LANL gets CMRR by 2026, LLNL is already pitching the next NIF upgrade. Hey it looks like both red faced siblings have gotten their Christmas presents. I wonder if a future administration will be able to unwind the CMRR funding in the future and leave LANL empty handed and crying like a spoiled brat that it is.

Anonymous said...

Is "new weapons design" pedalicini back at it again saying we might need a new weapons system with such margins as to not require any testing, and that CMRR serves as the facility to support a new design? And that CMRR will deter proliferation because it helps reduce the stockpile?

Anonymous said...

Is "new weapons design" pedalicini back at it again saying we might need a new weapons system with such margins as to not require any testing, and that CMRR serves as the facility to support a new design? And that CMRR will deter proliferation because it helps reduce the stockpile?

January 8, 2013 2:40 AM

That's Pedicini not pedalicini. The guy is an Italian "Stallion" not a Polack. Forget bout it! Ah yes, high tone, fast talkin, arrogant little bastard.

Anonymous said...

That's Pedicini not pedalicini. The guy is an Italian "Stallion" not a Polack. Forget bout it! Ah yes, high tone, fast talkin, arrogant little bastard.

January 9, 2013 3:21 AM

Anyone who has designed something that actually shakes the ground is entitled to a little arrogance.

Anonymous said...

"Such margins as to not require any testing?" There are a few of us 'dinosaurs'(mostly retired now of course)that recall tests at NTS where us 'whizz-i-cists' didn't have a clue why a 150KT max cred yield device went at 10KT or less. We will never buy into the 'computer simulations solve everything' mentality. You wanna make sure a device will work? Go out and shake the ground with one! Oh wait--we can't test any high-yield devices at NTS anymore. Assuming we had the infrastructure to do so (which we sold off for salvage when Bechtel took over) we STILL couldn't do it. Look at all the high-rise structures built in Vegas since our last test (back in the early '90s). You think NNSA would accept the blame for any damage caused from a 150KT test? Not bloody likely!
This country just better HOPE--if we ever need to use a nuclear weapon--that it will, indeed function as designed.

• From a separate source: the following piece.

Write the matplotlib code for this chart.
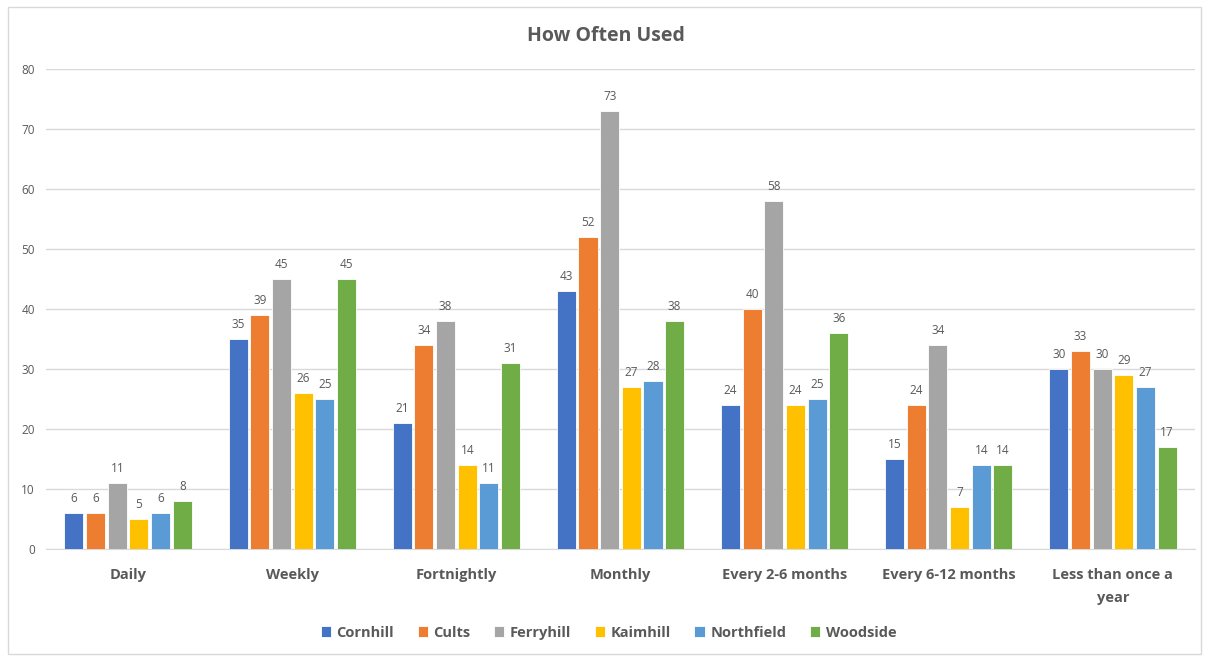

Personally, I have serious doubts.

Anonymous said...

Computer simulations don't solve everything? WHAT? Somebody better tell NIF. These guys run parametric/sensitivity studies like there is no tomorrow.

Anonymous said...

Anyone who has designed something that actually shakes the ground is entitled to a little arrogance.

January 9, 2013 8:39 PM

Yeah but he "sold out!" He's claiming he doesn't need a NTS test for his new design. Bullshit!